There are several avenues that one may pursue to gain accreditation:
• On-the-job training: In some cases, healthcare facilities offer free classes, also known as ‘earn while you learn’. This training may take between two to six weeks fulltime and are usually offered to people with no healthcare background. However, it is worth noting that these facilities require the trainee to work at the facility for a certain period in lieu of the training gathered.
• Community college: With a high school education or its equivalent, one can obtain CNA accreditation after completing six to twelve weeks of training at a community college.
• Online training: One may opt to study for a CNA license online by enrolling for the course with a reputable institution.
• Red Cross training: In addition to First Aid techniques and basic response, the Red Cross also offers training that can qualify one as a CNA on basic health care response.
It is also important to keep in mind that most healthcare facilities require that a prospective CNA submit to a background check as well as a drug test.
While accreditation is mandatory for one to serve as a nursing assistant, there are certain intangibles that are not necessarily learned in class, but which determine how successful or unsuccessful someone will be in the industry.
Many people who consider this industry as merely a job to cover the bills often end up become unsuccessful and bitter, and are likely to have made the wrong career choice.
In a sense, based on the nature of the work and the commitment needed, becoming a nursing assistant is in several ways a calling as it is a profession.

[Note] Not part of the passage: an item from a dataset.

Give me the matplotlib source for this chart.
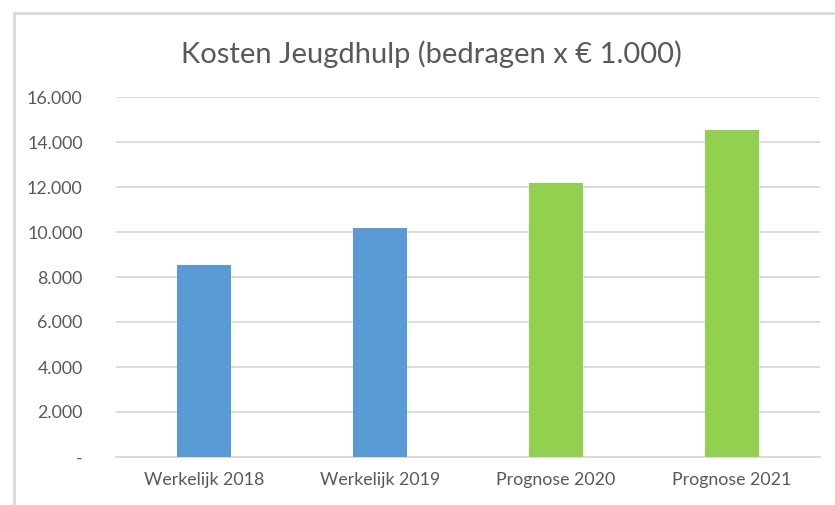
import matplotlib
matplotlib.use('Agg')
import matplotlib.pyplot as plt
from matplotlib.lines import Line2D
from matplotlib.ticker import FuncFormatter

# data (bedragen x 1.000)
categories = ['Werkelijk 2018', 'Werkelijk 2019', 'Prognose 2020', 'Prognose 2021']
kosten = [8530, 10180, 12190, 14530]
bar_colors = ['#5b9bd5', '#5b9bd5', '#92d050', '#92d050']
yticks = [0, 2000, 4000, 6000, 8000, 10000, 12000, 14000, 16000]

plt.rcParams['font.family'] = ['Lato', 'DejaVu Sans']

fig = plt.figure(figsize=(8.35, 5.05), dpi=100)
ax = fig.add_axes([116 / 835, 48 / 505, 704 / 835, 360 / 505])

ax.bar(range(len(categories)), kosten, width=0.31, color=bar_colors, zorder=3)

ax.set_xlim(-0.5, len(categories) - 0.5)
ax.set_ylim(0, 16000)
ax.set_yticks(yticks)

# Dutch number format, zero shown as "-"
def fmt(v, pos):
    if v == 0:
        return '-'
    return '{:,.0f}'.format(v).replace(',', '.')

ax.yaxis.set_major_formatter(FuncFormatter(fmt))
ax.set_xticks(range(len(categories)))
ax.set_xticklabels(categories)

ax.grid(axis='y', color='#d9d9d9', linewidth=1.3, zorder=0)
for s in ['top', 'right', 'left']:
    ax.spines[s].set_visible(False)
ax.spines['bottom'].set_color('#d9d9d9')
ax.spines['bottom'].set_linewidth(1.3)
ax.tick_params(axis='both', length=0, colors='#595959', labelsize=12.8)
ax.tick_params(axis='y', pad=24)
ax.tick_params(axis='x', pad=11)

fig.text(431 / 835, 1 - 54 / 505, 'Kosten Jeugdhulp (bedragen x € 1.000)',
         ha='center', va='center', fontsize=21, color='#595959')

# chart area border (cut off on right and bottom)
fig.add_artist(Line2D([14 / 835, 1], [1 - 12.5 / 505, 1 - 12.5 / 505], color='#d9d9d9', linewidth=2))
fig.add_artist(Line2D([14 / 835, 14 / 835], [0, 1 - 12.5 / 505], color='#d9d9d9', linewidth=2))

plt.savefig('out.png', dpi=100)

Qualities of an effective CNA

Most CNAs are tasked to take care of the disabled and the elderly. To be able to carry out such responsibilities properly, having some level of compassion and empathy towards your clients is vital.
It has been observed that when overwhelmed by the workload and fast pace and challenging situations, nursing assistants who seem to be able to manage stress best are those with true compassion for the people who they are caring for.
The work of a CNA is tough, no question about that. Part of the work involves feeding and washing patients or turning them in bed. If you don’t have the patience, especially in dealing with the elderly, it is highly likely for you to veer off the goal to succeed in this sector.
Observational skills
CNAs are considered primary caregivers, especially in healthcare facilities. The CNA will in all likelihood interact with disabled or elderly patients most of the time. This means that one has to possess unsullied observational skills to enable accurate submission of information on behavioral and health-related information and data to the nurses or doctors.

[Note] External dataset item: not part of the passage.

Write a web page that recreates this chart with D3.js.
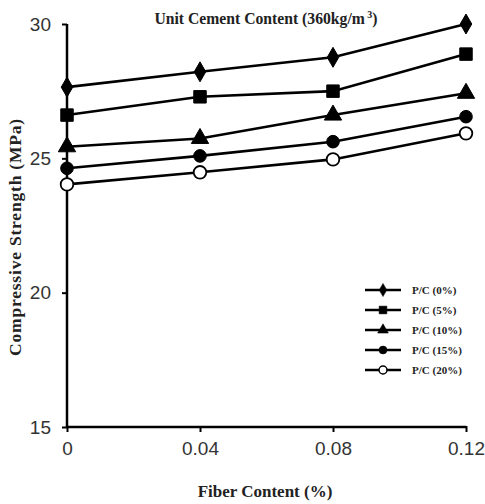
<!DOCTYPE html>
<html>
<head>
<meta charset="utf-8">
<script src="https://cdn.jsdelivr.net/npm/d3@7"></script>
<style>
  body { margin: 0; background: #fff; }
  svg { display: block; }
</style>
</head>
<body>
<svg id="chart" width="485" height="504"></svg>
<script>
const fiber = [0, 0.04, 0.08, 0.12];
const xTicks = ["0", "0.04", "0.08", "0.12"];
const yTicks = [15, 20, 25, 30];

const seriesNames = ["P/C (0%)", "P/C (5%)", "P/C (10%)", "P/C (15%)", "P/C (20%)"];
const pc0 = [27.65, 28.22, 28.76, 30.0];
const pc5 = [26.61, 27.29, 27.5, 28.88];
const pc10 = [25.43, 25.74, 26.61, 27.42];
const pc15 = [24.63, 25.09, 25.62, 26.55];
const pc20 = [24.03, 24.48, 24.96, 25.93];
const seriesValues = [pc0, pc5, pc10, pc15, pc20];
const markers = ["diamond", "square", "triangle", "circle", "open"];

const serif = "'Liberation Serif', 'Times New Roman', serif";
const sans = "'Liberation Sans', Arial, sans-serif";

const svg = d3.select("#chart");

const x = d3.scaleLinear().domain([0, 0.12]).range([67, 466]);
const y = d3.scaleLinear().domain([15, 30]).range([427, 24]);

// axes
const xAxis = svg.append("g")
  .attr("transform", `translate(0,${y(15)})`)
  .call(d3.axisBottom(x).tickValues(fiber).tickSize(5).tickPadding(8)
    .tickFormat((d, i) => xTicks[i]));
const yAxis = svg.append("g")
  .attr("transform", `translate(${x(0)},0)`)
  .call(d3.axisLeft(y).tickValues(yTicks).tickSize(5).tickPadding(11));

[xAxis, yAxis].forEach(a => {
  a.select(".domain").attr("stroke", "#000").attr("stroke-width", 2.5);
  a.selectAll(".tick line").attr("stroke", "#000").attr("stroke-width", 2);
  a.selectAll(".tick text")
    .attr("fill", "#333")
    .style("font-family", sans)
    .style("font-size", "19px");
});
xAxis.select(".domain").attr("d", `M${x(0)},0H${x(0.12)}`);
xAxis.selectAll(".tick line").attr("y1", -1).attr("y2", 5);
yAxis.select(".domain").attr("d", `M0,${y(15)}V${y(30)}`);
xAxis.selectAll(".tick text").attr("dy", "0.8em");

const symbolFor = {
  diamond: d3.symbol().type(d3.symbolDiamond).size(115),
  square: d3.symbol().type(d3.symbolSquare).size(155),
  triangle: d3.symbol().type(d3.symbolTriangle).size(130),
  circle: d3.symbol().type(d3.symbolCircle).size(125),
  open: d3.symbol().type(d3.symbolCircle).size(125)
};

const line = d3.line().x((d, i) => x(fiber[i])).y(d => y(d));

seriesValues.forEach((vals, s) => {
  const g = svg.append("g");
  g.append("path")
    .datum(vals)
    .attr("d", line)
    .attr("fill", "none")
    .attr("stroke", "#000")
    .attr("stroke-width", 2.6);
  g.selectAll("path.mark")
    .data(vals)
    .enter()
    .append("path")
    .attr("class", "mark")
    .attr("transform", (d, i) => `translate(${x(fiber[i])},${y(d)})`)
    .attr("d", symbolFor[markers[s]])
    .attr("fill", markers[s] === "open" ? "#fff" : "#000")
    .attr("stroke", "#000")
    .attr("stroke-width", markers[s] === "open" ? 1.8 : 1);
});

// legend
const legend = svg.append("g").attr("transform", "translate(365,290)");
seriesNames.forEach((name, s) => {
  const row = legend.append("g").attr("transform", `translate(0,${s * 20})`);
  row.append("line")
    .attr("x1", 0).attr("x2", 36)
    .attr("stroke", "#000").attr("stroke-width", 2.6);
  const legendSym = d3.symbol()
    .type(markers[s] === "diamond" ? d3.symbolDiamond
      : markers[s] === "square" ? d3.symbolSquare
      : markers[s] === "triangle" ? d3.symbolTriangle : d3.symbolCircle)
    .size(markers[s] === "square" ? 60 : 50);
  row.append("path")
    .attr("transform", "translate(18,0)")
    .attr("d", legendSym)
    .attr("fill", markers[s] === "open" ? "#fff" : "#000")
    .attr("stroke", "#000")
    .attr("stroke-width", markers[s] === "open" ? 1.5 : 0.5);
  row.append("text")
    .attr("x", 47)
    .attr("y", 0)
    .attr("dy", "0.35em")
    .style("font-family", serif)
    .style("font-weight", "bold")
    .style("font-size", "11px")
    .attr("fill", "#222")
    .text(name);
});

// titles
svg.append("text")
  .attr("x", 266).attr("y", 24)
  .attr("text-anchor", "middle")
  .style("font-family", serif)
  .style("font-weight", "bold")
  .style("font-size", "15.7px")
  .attr("fill", "#222")
  .html("Unit Cement Content (360kg/m<tspan dy='-6' font-size='10px'> 3</tspan><tspan dy='6'>)</tspan>");

svg.append("text")
  .attr("x", 265).attr("y", 497)
  .attr("text-anchor", "middle")
  .style("font-family", serif)
  .style("font-weight", "bold")
  .style("font-size", "17px")
  .attr("fill", "#222")
  .text("Fiber Content (%)");

svg.append("text")
  .attr("transform", "translate(21,237) rotate(-90)")
  .attr("text-anchor", "middle")
  .style("font-family", serif)
  .style("font-weight", "bold")
  .style("font-size", "17.5px")
  .style("letter-spacing", "0.8px")
  .attr("fill", "#222")
  .text("Compressive Strength (MPa)");
</script>
</body>
</html>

Work availability differs based on the specific work station. For example, nursing care facilities are considered the largest employer of nursing assistants, with hospitals as second largest employers. Community care facilities for the elderly are the third-largest employer.
On average, the hourly wage of a Certified Nursing Assistant is USD12, translating to roughly USD25, 420 per year.

Industry turnover

Many nurse aides want to move up into more involved medical careers, resulting to a high rate of turnover for CNA positions. This means securing work as a CNA is relatively easy.

Another reason why there is such a high turnover in CNA jobs is that CNAs can easily get the necessary education to become Registered Nurses (RN). Taking classes online while continuing to work is more convenient than ever and there are many associate’s degree and bachelor’s degree programs that CNAs can use to get qualified for better paying work in the health center.

So, do you have a good idea how long does it take to become a CNA? Being a CNA is no walk in the park, but it is a fulfilling job for anyone who really loves helping others.